Seventy-three percent of women said they either need direct stimulation during intercourse to achieve orgasm or preferred it because it made their orgasms feel better, according to a Indiana University School of Public Health study published in the Journal of Sex & Marital Therapy.
Only 18 percent of women said intercourse was enough to orgasm, while 9 percent said they did not orgasm during intercourse.
Researchers surveyed more than 1,000 women, ages 18 to 94, for the study on the importance of genital touching—which also revealed that there's no single "right" way to please a woman.
When asked to rank their favorite ways to receive stimulation, nearly 64 percent of women said they preferred an up-and-down touching motion and 50 percent preferred circular motions, with some women liking multiple methods. Clearly, as other studies have shown, the most important thing is talking to one's partner about her preferences.
"The study results challenge the mistaken, but common, notion that there are universal 'sex moves that work' for everyone," said Brian Dodge, the IU public health researcher who conducted the study, cheekily called "OMGYES Sexual Pleasure Report: Women and Touch."
Because the clitoris is outside the vagina, women do not always receive adequate sensation to achieve full arousal.
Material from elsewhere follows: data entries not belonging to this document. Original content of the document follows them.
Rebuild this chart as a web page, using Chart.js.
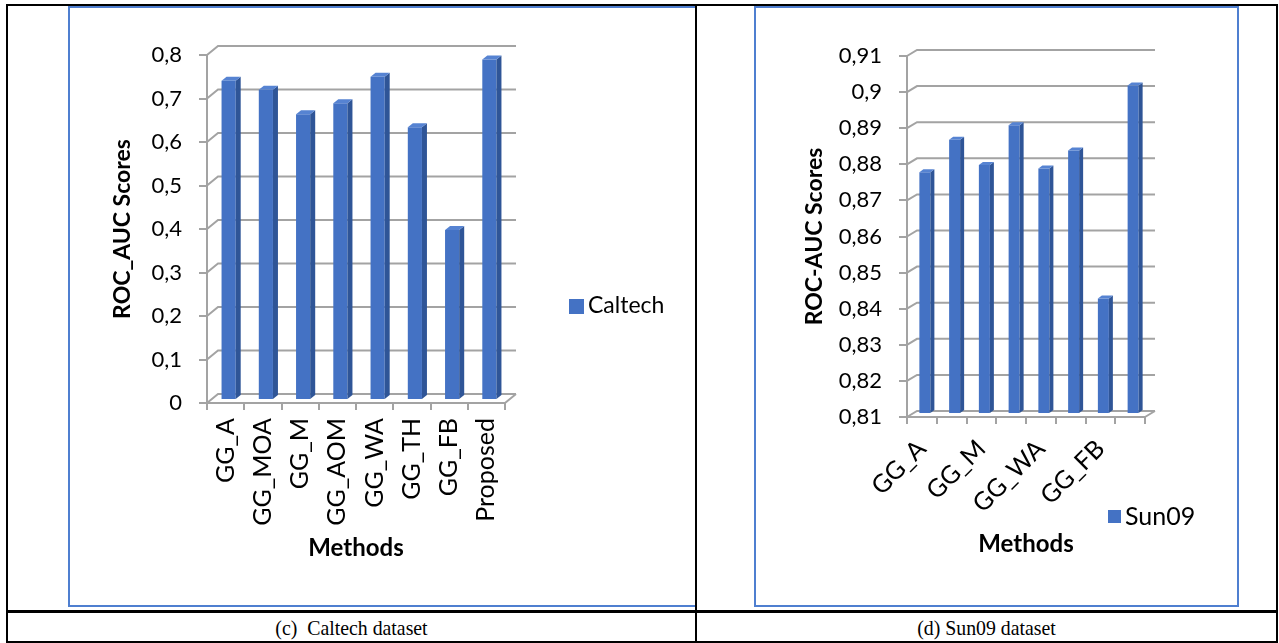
<!DOCTYPE html>
<html>
<head>
<meta charset="utf-8">
<title>ROC-AUC scores</title>
<script src="https://cdn.jsdelivr.net/npm/chart.js@4.4.1/dist/chart.umd.min.js"></script>
<style>
  body { margin: 0; background: #fff; }
  #page { position: relative; width: 1279px; height: 643px; overflow: hidden; }
  .frame { position: absolute; border: 2px solid #4f7fd0; box-sizing: border-box; }
  .frame canvas { position: absolute; left: 0; top: 0; }
  .rule { position: absolute; background: #000; }
  .caption { position: absolute; top: 615px; font: 22px "Liberation Serif", serif; text-align: center; white-space: pre; transform: scaleX(0.9); }
</style>
</head>
<body>
<div id="page">
  <div class="frame" style="left:68px; top:6px; width:629px; height:601px;">
    <canvas id="caltech-chart" width="624" height="597"></canvas>
  </div>
  <div class="frame" style="left:754px; top:6px; width:485px; height:601px;">
    <canvas id="sun09-chart" width="480" height="597"></canvas>
  </div>

  <!-- table rules -->
  <div class="rule" style="left:6px; top:4px; width:1272px; height:2px;"></div>
  <div class="rule" style="left:6px; top:641px; width:1272px; height:2px;"></div>
  <div class="rule" style="left:6px; top:4px; width:2px; height:639px;"></div>
  <div class="rule" style="left:1276px; top:4px; width:2px; height:639px;"></div>
  <div class="rule" style="left:695px; top:4px; width:2px; height:639px;"></div>
  <div class="rule" style="left:6px; top:610px; width:1272px; height:3px;"></div>

  <div class="caption" style="left:8px; width:687px;">(c)  Caltech dataset</div>
  <div class="caption" style="left:697px; width:579px;">(d) Sun09 dataset</div>
</div>

<script>
const methods = ['GG_A', 'GG_MOA', 'GG_M', 'GG_AOM', 'GG_WA', 'GG_TH', 'GG_FB', 'Proposed'];

const caltechScores = [0.734, 0.713, 0.657, 0.682, 0.743, 0.627, 0.391, 0.783];
const sun09Scores = [0.877, 0.886, 0.879, 0.890, 0.878, 0.883, 0.842, 0.901];

const caltechTicks = [0, 0.1, 0.2, 0.3, 0.4, 0.5, 0.6, 0.7, 0.8];
const sun09Ticks = [0.81, 0.82, 0.83, 0.84, 0.85, 0.86, 0.87, 0.88, 0.89, 0.9, 0.91];

const BLUE = '#4472c4';
const GRID = '#a3a3a3';

Chart.defaults.font.family = 'Lato';
Chart.defaults.color = '#000';
Chart.defaults.animation = false;

const commaTick = v => String(Number(v.toFixed(2))).replace('.', ',');

// excel-like 3d look: back wall gridlines, floor edge and shaded bar faces
const wall3d = {
    id: 'wall3d',
    beforeDatasetsDraw(chart, args, opts) {
        const { ctx, chartArea: { left, right, bottom }, scales: { y } } = chart;
        ctx.save();
        ctx.strokeStyle = GRID;
        ctx.lineWidth = 2;
        ctx.beginPath();
        y.ticks.forEach(t => {
            const py = y.getPixelForValue(t.value);
            ctx.moveTo(left, py);
            ctx.lineTo(left + opts.dx, py - opts.dy);
            ctx.lineTo(right + opts.dx, py - opts.dy);
        });
        ctx.moveTo(right, bottom);
        ctx.lineTo(right + opts.dx, bottom - opts.dy);
        ctx.stroke();
        ctx.restore();

        // bars sit a little behind the front plane
        ctx.save();
        ctx.translate(opts.shift, -opts.shift);
    },
    afterDatasetsDraw(chart, args, opts) {
        const ctx = chart.ctx;
        chart.getDatasetMeta(0).data.forEach(bar => {
            const { x, y, base, width } = bar.getProps(['x', 'y', 'base', 'width'], true);
            const l = x - width / 2, r = x + width / 2;
            ctx.fillStyle = '#2f5597';
            ctx.beginPath();
            ctx.moveTo(r, y);
            ctx.lineTo(r + opts.sx, y - opts.sy);
            ctx.lineTo(r + opts.sx, base - opts.sy);
            ctx.lineTo(r, base);
            ctx.closePath();
            ctx.fill();
            ctx.fillStyle = '#5683d2';
            ctx.beginPath();
            ctx.moveTo(l, y);
            ctx.lineTo(l + opts.sx, y - opts.sy);
            ctx.lineTo(r + opts.sx, y - opts.sy);
            ctx.lineTo(r, y);
            ctx.closePath();
            ctx.fill();
        });
        ctx.restore();
    }
};

// legend placed relative to the plot area
const sideLegend = {
    id: 'sideLegend',
    afterDraw(chart, args, opts) {
        const { ctx, chartArea } = chart;
        const ds = chart.data.datasets[0];
        const x = chartArea.right + opts.x;
        const y = chartArea.bottom + opts.y;
        ctx.save();
        ctx.fillStyle = ds.backgroundColor;
        ctx.fillRect(x, y - 7, opts.box, opts.box);
        ctx.fillStyle = '#000';
        ctx.font = opts.size + 'px Lato';
        ctx.textBaseline = 'middle';
        ctx.fillText(ds.label, x + opts.box + 4, y);
        ctx.restore();
    }
};

function axisY(title, ticks, width) {
    return {
        min: ticks[0],
        max: ticks[ticks.length - 1],
        afterBuildTicks: s => { s.ticks = ticks.map(v => ({ value: v })); },
        afterFit: s => { s.width = width; },
        ticks: { font: { size: 22 }, padding: 17, callback: commaTick },
        grid: { drawOnChartArea: false, tickLength: 8, color: GRID, lineWidth: 2 },
        border: { color: GRID, width: 2 },
        title: { display: true, text: title, font: { size: 23, weight: 'bold' }, padding: 0 }
    };
}

function axisX(height, rotation, padding, every) {
    return {
        afterFit: s => { s.height = height; },
        ticks: {
            font: { size: 25 },
            minRotation: rotation,
            maxRotation: rotation,
            autoSkip: false,
            padding: padding,
            callback: (v, i) => (i % every === 0 ? methods[i] : '')
        },
        grid: { drawOnChartArea: false, tickLength: 7, color: GRID, lineWidth: 2, offset: true },
        border: { color: GRID, width: 2 },
        title: { display: true, text: 'Methods', font: { size: 24, weight: 'bold' }, padding: 0 }
    };
}

new Chart(document.getElementById('caltech-chart'), {
    type: 'bar',
    data: {
        labels: methods,
        datasets: [{
            label: 'Caltech',
            data: caltechScores,
            backgroundColor: BLUE,
            barPercentage: 0.38,
            categoryPercentage: 1,
            base: caltechTicks[0],
            clip: false
        }]
    },
    options: {
        responsive: false,
        layout: { padding: { left: 39, top: 47, right: 189, bottom: 42 } },
        scales: {
            x: axisX(160, 90, 8, 1),
            y: axisY('ROC_AUC Scores', caltechTicks, 98)
        },
        plugins: {
            legend: { display: false },
            tooltip: { enabled: false },
            wall3d: { dx: 11, dy: 9, shift: 3, sx: 5, sy: 4 },
            sideLegend: { x: 64, y: -97, box: 15, size: 23 }
        }
    },
    plugins: [wall3d, sideLegend]
});

new Chart(document.getElementById('sun09-chart'), {
    type: 'bar',
    data: {
        labels: methods,
        datasets: [{
            label: 'Sun09',
            data: sun09Scores,
            backgroundColor: BLUE,
            barPercentage: 0.37,
            categoryPercentage: 1,
            base: sun09Ticks[0],
            clip: false
        }]
    },
    options: {
        responsive: false,
        layout: { padding: { left: 45, top: 48, right: 91, bottom: 46 } },
        scales: {
            x: axisX(142, 45, 10, 2),
            y: axisY('ROC-AUC Scores', sun09Ticks, 106)
        },
        plugins: {
            legend: { display: false },
            tooltip: { enabled: false },
            wall3d: { dx: 10, dy: 6, shift: 3, sx: 4, sy: 3 },
            sideLegend: { x: -37, y: 100, box: 13, size: 25 }
        }
    },
    plugins: [wall3d, sideLegend]
});
</script>
</body>
</html>
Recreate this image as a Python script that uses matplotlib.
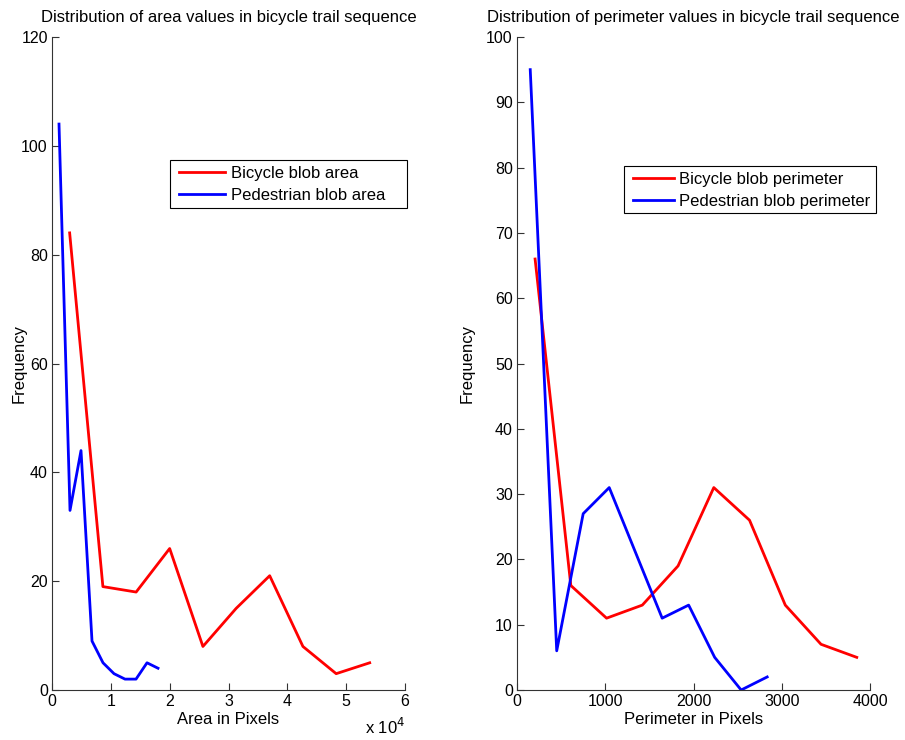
import matplotlib
matplotlib.use("Agg")
import matplotlib.pyplot as plt
from matplotlib.patches import Rectangle
from matplotlib.ticker import FuncFormatter

plt.rcParams['font.family'] = ['Liberation Sans', 'DejaVu Sans']
plt.rcParams['font.size'] = 12

# Area distribution
bike_area_x = [3000, 8650, 14300, 20000, 25650, 31300, 37000, 42650, 48300, 54000]
bike_area_y = [84, 19, 18, 26, 8, 15, 21, 8, 3, 5]
ped_area_x = [1190, 3060, 4930, 6800, 8670, 10540, 12410, 14280, 16150, 18020]
ped_area_y = [104, 33, 44, 9, 5, 3, 2, 2, 5, 4]

# Perimeter distribution
bike_per_x = [205, 610, 1015, 1420, 1825, 2230, 2635, 3040, 3445, 3850]
bike_per_y = [66, 16, 11, 13, 19, 31, 26, 13, 7, 5]
ped_per_x = [150, 450, 750, 1045, 1345, 1645, 1945, 2240, 2540, 2835]
ped_per_y = [95, 6, 27, 31, 21, 11, 13, 5, 0, 2]

area_xticks = [0, 10000, 20000, 30000, 40000, 50000, 60000]
area_yticks = [0, 20, 40, 60, 80, 100, 120]
per_xticks = [0, 1000, 2000, 3000, 4000]
per_yticks = [0, 10, 20, 30, 40, 50, 60, 70, 80, 90, 100]

W, H = 905, 740
fig = plt.figure(figsize=(W / 100, H / 100), dpi=100)
ax1 = fig.add_axes([52 / W, 1 - 690 / H, 353 / W, 653 / H])
ax2 = fig.add_axes([517 / W, 1 - 690 / H, 353 / W, 653 / H])


def style(ax):
    for s in ['top', 'right']:
        ax.spines[s].set_visible(False)
    for s in ['left', 'bottom']:
        ax.spines[s].set_color('#333333')
        ax.spines[s].set_linewidth(0.8)
    ax.tick_params(direction='in', length=5, width=0.8, color='#333333',
                   labelsize=11.5, pad=3)


def framed_legend(ax, anchor_px, box_px, hlen, tpad):
    leg = ax.legend(loc='center left', bbox_to_anchor=(anchor_px[0] / W, 1 - anchor_px[1] / H),
                    bbox_transform=fig.transFigure, fontsize=12, handlelength=hlen,
                    handletextpad=tpad, labelspacing=0.38, borderpad=0, borderaxespad=0,
                    frameon=False)
    leg.set_zorder(6)
    x0, y0, x1, y1 = box_px
    rect = Rectangle((x0 / W, 1 - y1 / H), (x1 - x0) / W, (y1 - y0) / H,
                     transform=fig.transFigure, facecolor='white', edgecolor='black',
                     linewidth=0.8, zorder=5.5, clip_on=False)
    ax.add_patch(rect)


ax1.plot(bike_area_x, bike_area_y, color='red', lw=2, label='Bicycle blob area')
ax1.plot(ped_area_x, ped_area_y, color='blue', lw=2, label='Pedestrian blob area')
ax1.set_xlim(0, 60000)
ax1.set_ylim(0, 120)
ax1.set_xticks(area_xticks)
ax1.set_yticks(area_yticks)
ax1.xaxis.set_major_formatter(FuncFormatter(lambda v, p: f"{v / 1e4:g}"))
ax1.set_xlabel('Area in Pixels', fontsize=12, labelpad=2)
ax1.set_ylabel('Frequency', fontsize=12)
ax1.yaxis.set_label_coords(-0.071, 0.5)
ax1.set_title('Distribution of area values in bicycle trail sequence', fontsize=12, pad=11)
ax1.text(1.002, -0.068, r'x 10$^4$', transform=ax1.transAxes, ha='right', va='baseline', fontsize=12)
style(ax1)
framed_legend(ax1, (179, 184.5), (170, 160, 407, 208), 2.75, 0.34)

ax2.plot(bike_per_x, bike_per_y, color='red', lw=2, label='Bicycle blob perimeter')
ax2.plot(ped_per_x, ped_per_y, color='blue', lw=2, label='Pedestrian blob perimeter')
ax2.set_xlim(0, 4000)
ax2.set_ylim(0, 100)
ax2.set_xticks(per_xticks)
ax2.set_yticks(per_yticks)
ax2.set_xlabel('Perimeter in Pixels', fontsize=12, labelpad=2)
ax2.set_ylabel('Frequency', fontsize=12)
ax2.yaxis.set_label_coords(-0.119, 0.5)
ax2.set_title('Distribution of perimeter values in bicycle trail sequence', fontsize=12, pad=11)
style(ax2)
framed_legend(ax2, (633, 190.5), (624, 166, 876, 213), 2.45, 0.3)

fig.savefig('out.png', dpi=100, facecolor='white')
Previous research has found women reached orgasm during intercourse by either rubbing the clitoris on her partner's body or by creating a couple of inches of space around the clitoris so they or their partner could manually arouse the genitals.
Women's widely varying sexual preferences may surprise men, considering that a study earlier this year found that 95 percent of heterosexual men usually or always orgasmed during sexually intimate moments, while just 65 percent of women did.